We saw barely a soul on our visit Saturday, except at the roadside restaurant where we stopped for a late lunch. After that, Steve and I hiked for a bit in a beautiful canyon harboring a lonely castle, then Celil chauffeured us back to town.
We had to be on the train for an 8 am departure Sunday morning. A special tourist train also makes the same journey over these rails but it only runs a few times a week, and the schedules didn’t work for us. If they had, that choice might have been more comfortable than our ordinary passenger train. The tourist train’s WiFi might have been working, unlike ours. It might have had a real dining car, unlike the club car on ours, which offered little more than candy bars, stale-looking sandwiches, Nescafé and tea.

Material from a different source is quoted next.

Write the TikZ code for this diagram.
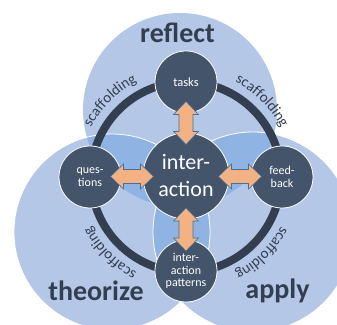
\documentclass[tikz,border=0pt]{standalone}
\usepackage{fontspec}
\setmainfont{Carlito}
\usetikzlibrary{calc,decorations.text}
\definecolor{vennlight}{HTML}{B4C7E7}
\definecolor{venndark}{HTML}{8FB4E3}
\definecolor{ringc}{HTML}{333F50}
\definecolor{nodec}{HTML}{44546A}
\definecolor{arrowc}{HTML}{F4B183}
\definecolor{arrowe}{HTML}{41719C}
\newcommand\scafsize{\fontsize{15}{15}\selectfont}
\tikzset{
 hub/.style={circle, fill=nodec, draw=white, line width=0.8pt, text=white, minimum size=86pt, inner sep=0pt, align=center, font=\fontsize{22}{27}\selectfont},
 spoke/.style={circle, fill=nodec, draw=white, line width=0.8pt, text=white, minimum size=62pt, inner sep=0pt, align=center, font=\fontsize{12}{12.5}\selectfont},
 title/.style={font=\fontsize{28}{28}\selectfont\bfseries, text=ringc, anchor=base, inner sep=0pt},
 dbl/.pic={\draw[fill=arrowc, draw=arrowe, line width=0.6pt] (0,21.5) -- (12.5,8.5) -- (7,8.5) -- (7,-8.5) -- (12.5,-8.5) -- (0,-21.5) -- (-12.5,-8.5) -- (-7,-8.5) -- (-7,8.5) -- (-12.5,8.5) -- cycle;},
 scaf/.style={decorate, decoration={text along path, text align=center, text color=ringc, text={|\scafsize|scaffolding}}}
}
\begin{document}
\begin{tikzpicture}[x=1pt,y=1pt]
\useasboundingbox (0,0) rectangle (337,324);
\clip (0,0) rectangle (337,324);
\coordinate (R) at (180,214);
\coordinate (T) at (112,92);
\coordinate (A) at (253,92);
\coordinate (C) at (186,147);
\fill[vennlight] (R) circle[radius=97];
\fill[vennlight] (T) circle[radius=98];
\fill[vennlight] (A) circle[radius=100];
\begin{scope}
  \clip (R) circle[radius=97];
  \fill[venndark] (T) circle[radius=98];
  \fill[venndark] (A) circle[radius=100];
\end{scope}
\begin{scope}
  \clip (T) circle[radius=98];
  \fill[venndark] (A) circle[radius=100];
\end{scope}
\draw[white, line width=0.8pt] (T) circle[radius=98] (A) circle[radius=100];
\draw[ringc, line width=8pt] (C) circle[radius=95];
\node[hub] (ctr) at (186,148) {inter-\\action};
\node[spoke, font=\fontsize{12.5}{13}\selectfont] (tasks) at (186,242) {tasks};
\node[spoke] (ques) at (90,147) {ques-\\tions};
\node[spoke] (feed) at (282,147) {feed-\\back};
\node[spoke] (pat) at (186,53) {inter-\\action\\patterns};
\pic at ($(tasks.south)!0.5!(ctr.north)$) {dbl};
\pic[rotate=90] at ($(ques.east)!0.5!(ctr.west)$) {dbl};
\pic[rotate=90] at ($(feed.west)!0.5!(ctr.east)$) {dbl};
\pic at ($(pat.north)!0.5!(ctr.south)$) {dbl};
\node[title] (reflect) at (177.5,281) {reflect};
\node[title] (theorize) at (96,24) {theorize};
\node[title] (apply) at (277.5,26) {apply};
\path[scaf] ($(C)+(170:107)$) arc[start angle=170, end angle=100, radius=107];
\path[scaf] ($(C)+(80:107)$) arc[start angle=80, end angle=10, radius=107];
\path[scaf] ($(C)+(-10:107)$) arc[start angle=-10, end angle=-80, radius=107];
\path[scaf] ($(C)+(-100:107)$) arc[start angle=-100, end angle=-170, radius=107];
\end{tikzpicture}
\end{document}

For about $65, I was able to book all four seats in a sleeping compartment on the non-touristic train. It was reasonably clean. As always, I enjoyed being able to lie in my berth and take in the lush panorama rolling by. Because we rode on this train, I now know that a huge stretch of eastern Turkey consists of rolling wooded hills intercut with swift-running rivers. Most of what we saw from our window seemed as devoid of people as the American West.
I would have been thoroughly satisfied if the train operators had just told us up front we would reach Kayseri (the gateway to Cappadocia, our next destination) at 5 am, and that the conductor would alert us a few minutes before arrival. The motion and long stops probably would have occasionally jolted me awake. But with my eyeshades on and perhaps a sleeping pill sedating me, I would have gotten a decent amount of sleep.
Alas, the timetable said the train gets to Kayseri at 2:37 am. Celil had warned us it never makes it that early. But who knew when it would arrive? Since I’d arranged for a taxi to meet us upon arrival, this all resulted in a fretful, fractured night. Around 9:30 pm we found a conductor, and with the aid of Google Translate, asked him to predict our arrival time. He consulted some electronic device and said it would between 3 and 4, then amended that to indicate probably closer to 4. We set our alarms for 3:30 — but didn’t actually reach the station until a few minutes after 5.
Still we connected with our taxi driver and got to Cappadocia about an hour later — in time to see all the hot air balloons hovering over the magical landscape. A good omen.